More doctors, hospitals use electronic over paper medical records

There's a growing national effort to bring medical records into the digital age by converting the paper records now scattered in doctors' file cabinets to electronic records.
(Myung J. Chun / Los Angeles Times)

Hospitals are increasingly switching from paper to electronic medical records but aren’t necessarily using them to improve the quality or efficiency of care, according to a new report by the Robert Wood Johnson Foundation.

Forty-four percent of hospitals had basic electronic health records in 2012, up from 27% the previous year, according to the report. Overall, the number of hospitals using such medical records has tripled since 2010.

Some of the biggest jumps occurred in rural hospitals, which increased from 1 in 10 in 2010 to 1 in 3 in 2012.


More physicians also are using electronic records, with an increase from 26% in 2010 to 38% last year. Smaller hospitals and physician practices have been slower to adopt the new technology than larger hospitals and groups, the report said.

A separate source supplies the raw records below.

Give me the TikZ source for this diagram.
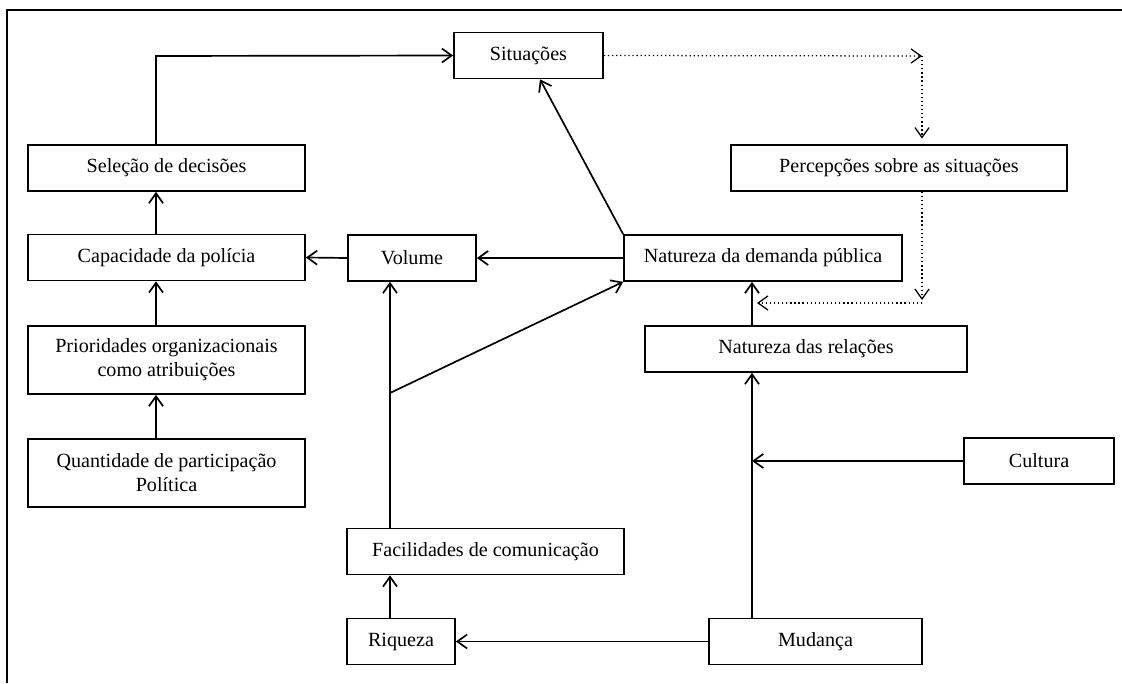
\documentclass[tikz,border=0pt]{standalone}
\usepackage{fontspec}
\setmainfont{Liberation Serif}
\usetikzlibrary{arrows.meta}
\begin{document}
\begin{tikzpicture}[x=0.025cm,y=-0.025cm,line width=1.2pt,
                box/.style={draw,rectangle,align=center,minimum height=1.15cm,inner sep=2pt,
                            font=\fontsize{14.3}{17}\selectfont},
                tall/.style={box,minimum height=1.7cm},
                arr/.style={-{Straight Barb[length=7pt,width=10pt]}},
                dots/.style={arr,dotted,line width=0.9pt}]
                \useasboundingbox (0,0) rectangle (1122,683);
                \draw (7,683) -- (7,10) -- (1122,10);
                % caixas
                \node[box,minimum width=3.725cm] (sit) at (528.5,55.5) {Situações};
                \node[box,minimum width=6.925cm] (sel) at (166.5,168) {Seleção de decisões};
                \node[box,minimum width=6.925cm] (cap) at (166.5,257.5) {Capacidade da polícia};
                \node[tall,minimum width=6.925cm] (prio) at (166.5,360) {Prioridades organizacionais\\como atribuições};
                \node[tall,minimum width=6.925cm] (quant) at (166.5,473) {Quantidade de participação\\Política};
                \node[box,minimum width=3.2cm] (vol) at (412,258) {Volume};
                \node[box,minimum width=6.95cm] (dem) at (763,258) {Natureza da demanda pública};
                \node[box,minimum width=8.4cm] (perc) at (899,168) {Percepções sobre as situações};
                \node[box,minimum width=8.05cm] (rel) at (806,349) {Natureza das relações};
                \node[box,minimum width=3.75cm] (cult) at (1039,461) {Cultura};
                \node[box,minimum width=6.925cm] (fac) at (485.5,551.5) {Facilidades de comunicação};
                \node[box,minimum width=2.7cm] (riq) at (401,641.5) {Riqueza};
                \node[box,minimum width=5.325cm] (mud) at (815.5,641.5) {Mudança};
                % colunas das ligações
                \coordinate (lcol) at (156,0);
                \coordinate (mcol) at (390,0);
                \coordinate (rcol) at (752,0);
                \coordinate (sitfoot) at (540,0);
                \coordinate (top) at (156,56);
                \coordinate (fork) at (390,393);
                \coordinate (cjoin) at (752,461);
                % ligações
                \draw[arr] (sel.north -| lcol) -- (top) -- (sit.west);
                \draw[arr] (cap.north -| lcol) -- (sel.south -| lcol);
                \draw[arr] (prio.north -| lcol) -- (cap.south -| lcol);
                \draw[arr] (quant.north -| lcol) -- (prio.south -| lcol);
                \draw[arr] (vol.west) -- (cap.east);
                \draw[arr] (dem.west) -- (vol.east);
                \draw[arr] (dem.north west) -- (sit.south -| sitfoot);
                \draw[arr] (fac.north -| mcol) -- (vol.south -| mcol);
                \draw[arr] (fork) -- (dem.south west);
                \draw[arr] (riq.north -| mcol) -- (fac.south -| mcol);
                \draw[arr] (mud.west) -- (riq.east);
                \draw[arr] (mud.north -| rcol) -- (rel.south -| rcol);
                \draw[arr] (cult.west) -- (cjoin);
                \draw[arr] (rel.north -| rcol) -- (dem.south -| rcol);
                % percepção (pontilhado)
                \coordinate (dcol) at (922,56);
                \coordinate (dturn) at (922,300);
                \coordinate (dbend) at (922,303);
                \coordinate (dend) at (757,303);
                \draw[dots] (sit.east) -- (dcol);
                \draw[dots,shorten >=4pt] (dcol) -- (perc.north -| dcol);
                \draw[dots] (perc.south -| dcol) -- (dturn);
                \draw[dots] (dbend) -- (dend);
            \end{tikzpicture}
\end{document}
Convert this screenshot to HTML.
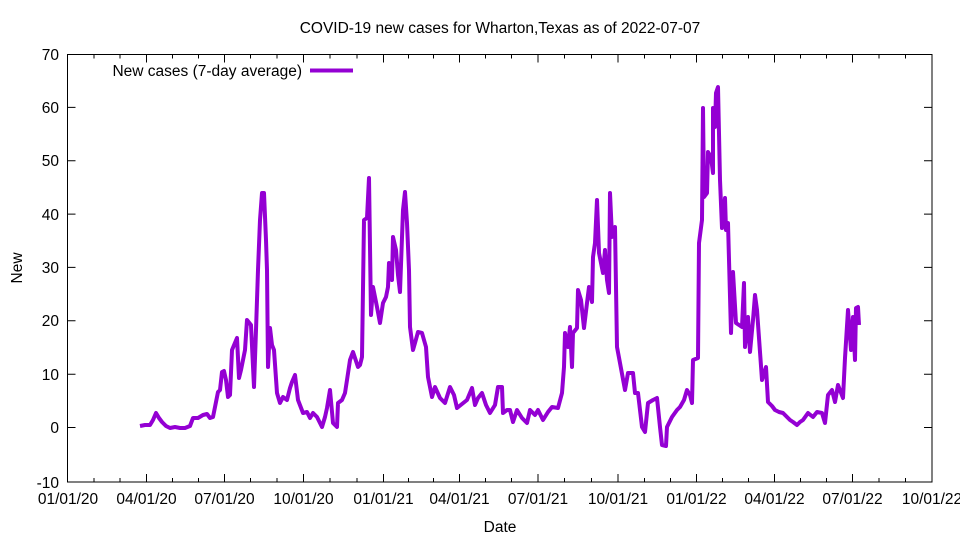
<!DOCTYPE html>
<html><head><meta charset="utf-8"><style>
body{margin:0;background:#fff}
svg{display:block;font-family:"Liberation Sans",sans-serif}
</style></head><body>
<svg width="960" height="540" viewBox="0 0 960 540">
<rect width="960" height="540" fill="#fff"/>
<text x="500" y="33" font-size="15.5" text-anchor="middle">COVID-19 new cases for Wharton,Texas as of 2022-07-07</text>
<g stroke="#000" stroke-width="1" fill="none">
<rect x="67.5" y="54.5" width="864.5" height="427.5"/>
<path d="M67.5 427.5h8M932 427.5h-8M67.5 374.2h8M932 374.2h-8M67.5 320.8h8M932 320.8h-8M67.5 267.4h8M932 267.4h-8M67.5 214.1h8M932 214.1h-8M67.5 160.8h8M932 160.8h-8M67.5 107.4h8M932 107.4h-8"/>
<path d="M146.5 482v-8M224.5 482v-8M303.5 482v-8M383.5 482v-8M459.5 482v-8M538 482v-8M618 482v-8M696.5 482v-8M774.5 482v-8M852.5 482v-8
M146.5 54.5v8M224.5 54.5v8M303.5 54.5v8M383.5 54.5v8M459.5 54.5v8M538 54.5v8M618 54.5v8M696.5 54.5v8M774.5 54.5v8M852.5 54.5v8
M94 482v-4M120 482v-4M172.5 482v-4M198.5 482v-4M250.5 482v-4M277 482v-4M330 482v-4M357 482v-4M408.5 482v-4M433.5 482v-4M485.5 482v-4M511.5 482v-4M564.5 482v-4M591.5 482v-4M644.5 482v-4M670.5 482v-4M722.5 482v-4M748.5 482v-4M800.5 482v-4M826.5 482v-4M879 482v-4M905.5 482v-4
M94 54.5v4M120 54.5v4M172.5 54.5v4M198.5 54.5v4M250.5 54.5v4M277 54.5v4M330 54.5v4M357 54.5v4M408.5 54.5v4M433.5 54.5v4M485.5 54.5v4M511.5 54.5v4M564.5 54.5v4M591.5 54.5v4M644.5 54.5v4M670.5 54.5v4M722.5 54.5v4M748.5 54.5v4M800.5 54.5v4M826.5 54.5v4M879 54.5v4M905.5 54.5v4"/>
</g>
<g font-size="15.5" text-anchor="end">
<text x="59" y="488">-10</text><text x="59" y="433">0</text><text x="59" y="380">10</text><text x="59" y="326">20</text><text x="59" y="273">30</text><text x="59" y="220">40</text><text x="59" y="166">50</text><text x="59" y="113">60</text><text x="59" y="60">70</text>
</g>
<g font-size="15.5" text-anchor="middle">
<text x="68" y="504">01/01/20</text><text x="146.5" y="504">04/01/20</text><text x="224.5" y="504">07/01/20</text><text x="303.5" y="504">10/01/20</text><text x="383.5" y="504">01/01/21</text><text x="459.5" y="504">04/01/21</text><text x="538" y="504">07/01/21</text><text x="618" y="504">10/01/21</text><text x="696.5" y="504">01/01/22</text><text x="774.5" y="504">04/01/22</text><text x="852.5" y="504">07/01/22</text><text x="932" y="504">10/01/22</text>
<text x="500" y="532">Date</text>
<text transform="translate(22,268) rotate(-90)">New</text>
</g>
<text x="302" y="76" font-size="15.5" text-anchor="end">New cases (7-day average)</text>
<line x1="310" y1="70.5" x2="353" y2="70.5" stroke="#9400D3" stroke-width="4"/>
<polyline fill="none" stroke="#9400D3" stroke-width="4" stroke-linejoin="round" points="
140,426 145,425 150,425 153,420 156,413 159,418 162,422 166,426 170,428 175,427 180,428 185,428 190,426 193,418 198,418 203,415 207,414 210,418 213,417 215,407 218,392 220,390 222,372 224,371 226,380 228,397 230,395 232,350 237,338 239,378 241,370 243,360 245,350 247,320 251,325 254,387 256,330 258,270 260,220 262,193 264,193 266,240 267,270 268,367 270,328 272,345 274,350 277,393 280,403 283,397 287,400 290,388 292,382 295,375 298,400 303,413 307,412 310,418 313,413 317,417 322,427 325,417 327,408 330,390
333,423 337,427 338,403 342,400 345,393 347,380 350,360 353,352 355,358 358,367 360,365 362,357 364,220 367,218 369,178 371,315 373,287 377,307 380,323 383,303 386,297 388,287 389,263 392,280 393,237 396,250 398,275 400,292 403,210 405,192 407,223 409,270 410,327 413,350 415,343 418,332 422,333 426,347 428,377 432,397 435,387 440,398 445,403 450,387 454,395 457,408 462,404 467,400 472,388 475,405 478,398 482,393 486,405 490,413 495,405 498,387 502,387 503,413 507,410 510,410 513,422 517,410 522,418 527,423 530,410 535,415 538,410 543,420 548,412 552,407 558,408 562,393 564,367 565,333 568,347 570,327 572,367 573,333 577,328 578,290 581,300 584,328 587,303 589,287 592,302 593,257 595,243 597,200 599,253 603,273 605,250 607,280 609,293 610,193 612,237 615,227 617,347 620,363 625,390 628,373 633,373 635,393 638,393 642,427 645,432 648,403 653,400 657,398 660,427 662,445 666,446 667,427 672,417 677,410 680,407 684,400 687,390 690,395 692,403 693,360 698,358 699,243 702,220 703,108 704,197 707,193 708,152 711,157 713,173 713,108 715,127 716,93 718,87 720,180 722,228 725,198 726,230 728,223 731,333 733,272 736,323 742,327 744,283 745,347 748,317 750,352 753,320 755,295 757,310 762,380 766,367 768,402 772,406 775,410 779,412 783,413 787,417 790,420 793,422 797,425 800,422 803,420 808,413 813,417 817,412 822,413 825,423 828,395 832,390 835,402 838,385 843,398 845,358 848,310 851,350 853,317 855,360 856,308 858,307 859,325"/>
</svg>
</body></html>
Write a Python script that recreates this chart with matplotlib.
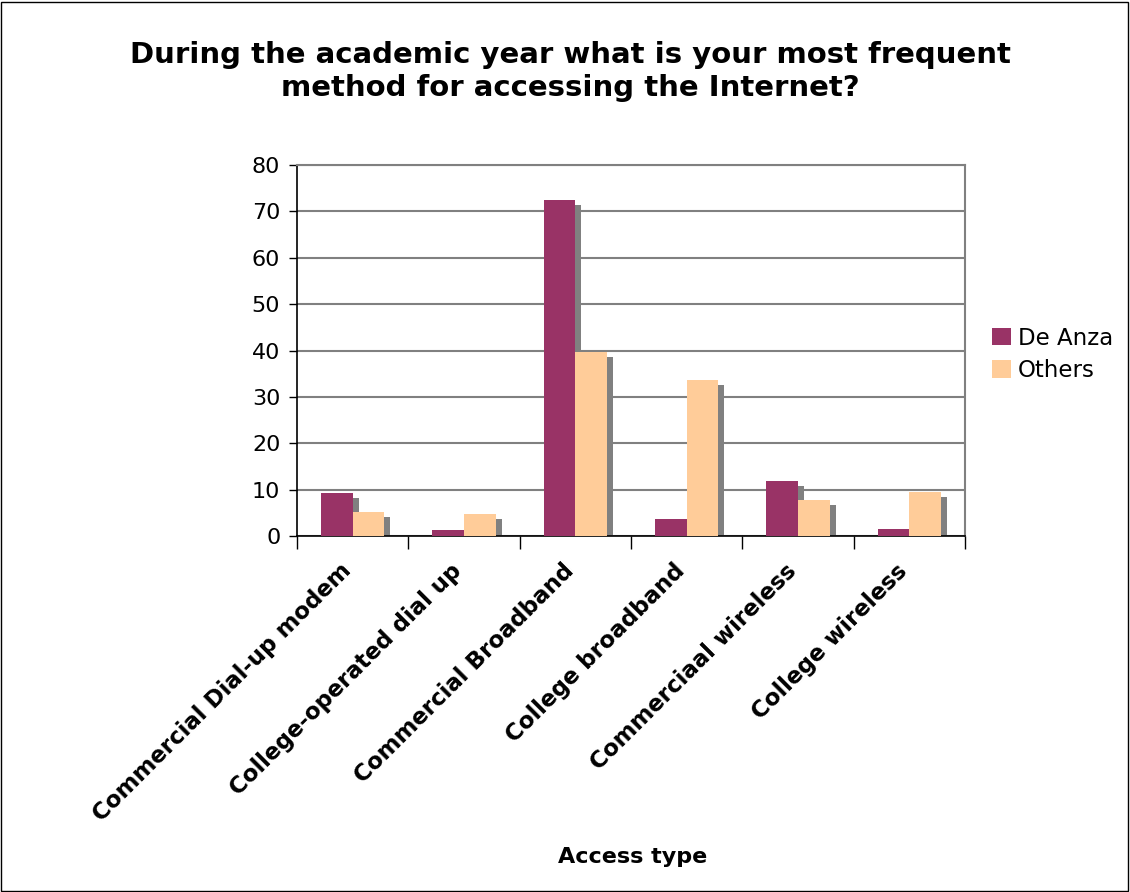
import matplotlib.pyplot as plt
import numpy as np
from matplotlib.patches import Rectangle

categories = ["Commercial Dial-up modem", "College-operated dial up", "Commercial Broadband",
              "College broadband", "Commerciaal wireless", "College wireless"]
de_anza = [9.2, 1.3, 72.4, 3.6, 11.8, 1.6]
others = [5.1, 4.7, 39.6, 33.6, 7.8, 9.4]
series_names = ["De Anza", "Others"]
colors = ["#993366", "#FFCC99"]

fig = plt.figure(figsize=(11.3, 8.92), dpi=100)
fig.patches.append(Rectangle((0.001, 0.001), 0.997, 0.997, transform=fig.transFigure,
                             fill=False, edgecolor="black", linewidth=1))
ax = fig.add_axes([0.2628, 0.399, 0.5912, 0.416])

x = np.arange(len(categories))
w = 1 / 3.5
# shadow offset in data units (approx 6 px right, 5 px down)
dx = 6 / 111.3
dy = 5 / 4.6375
for i, vals in enumerate([de_anza, others]):
    pos = x - w / 2 + i * w
    ax.bar(pos + dx, np.maximum(np.array(vals) - dy, 0), width=w, color="#808080", zorder=2)
    ax.bar(pos, vals, width=w, color=colors[i], zorder=3, label=series_names[i])

ax.set_xlim(-0.5, len(categories) - 0.5)
ax.set_ylim(0, 80)
ax.set_yticks(range(0, 81, 10))
ax.yaxis.grid(True, color="#808080", linewidth=1.5, zorder=1)
ax.set_axisbelow(True)
ax.tick_params(axis="y", labelsize=16, length=6, width=1, direction="out", pad=6)
ax.set_xticks(np.arange(-0.5, len(categories)))
ax.set_xticklabels([])
ax.tick_params(axis="x", length=9, width=1, direction="out")
for xi, name in zip(x, categories):
    ax.text(xi - 0.12, -5, name, rotation=45, ha="right", va="top", rotation_mode="anchor",
            fontsize=16.5, fontweight="bold")
for side in ["top", "right"]:
    ax.spines[side].set_color("#808080")
    ax.spines[side].set_linewidth(1.5)
for side in ["left", "bottom"]:
    ax.spines[side].set_color("black")
    ax.spines[side].set_linewidth(1.2)

fig.text(0.505, 0.92, "During the academic year what is your most frequent\nmethod for accessing the Internet?",
         ha="center", va="center", fontsize=21, fontweight="bold", linespacing=1.2)
fig.text(0.56, 0.039, "Access type", ha="center", va="center", fontsize=16, fontweight="bold")

ax.legend(loc="center left", bbox_to_anchor=(1.01, 0.49), bbox_transform=ax.transAxes,
          frameon=False, fontsize=16.5, handlelength=0.8, handleheight=0.8, handletextpad=0.3,
          labelspacing=0.4)

fig.savefig("out.png", dpi=100)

The federal government began funding the implementation of electronic records at hospitals and other healthcare providers in 2010. That has helped motivate hospitals, physicians, clinics and other providers to make the switch.

Although more healthcare providers are using computerized records, not all are using them to make healthcare more efficient, the report said. For example, few hospitals are able to share records with other hospitals to reduce duplication of tests.

The technology can help make for safer and higher quality care, but more must be done to make that happen, said Michael Painter, senior program officer with the Robert Wood Johnson Foundation.

“The federal incentives to drive the implementation of the electronic health records are working,” he said. “But we have big, big challenges ahead of us.”

In addition, the U.S. still falls behind other countries in the adoption of electronic records, he said. The report was coauthored by the Mathematica Policy Research and Harvard School of Public Health.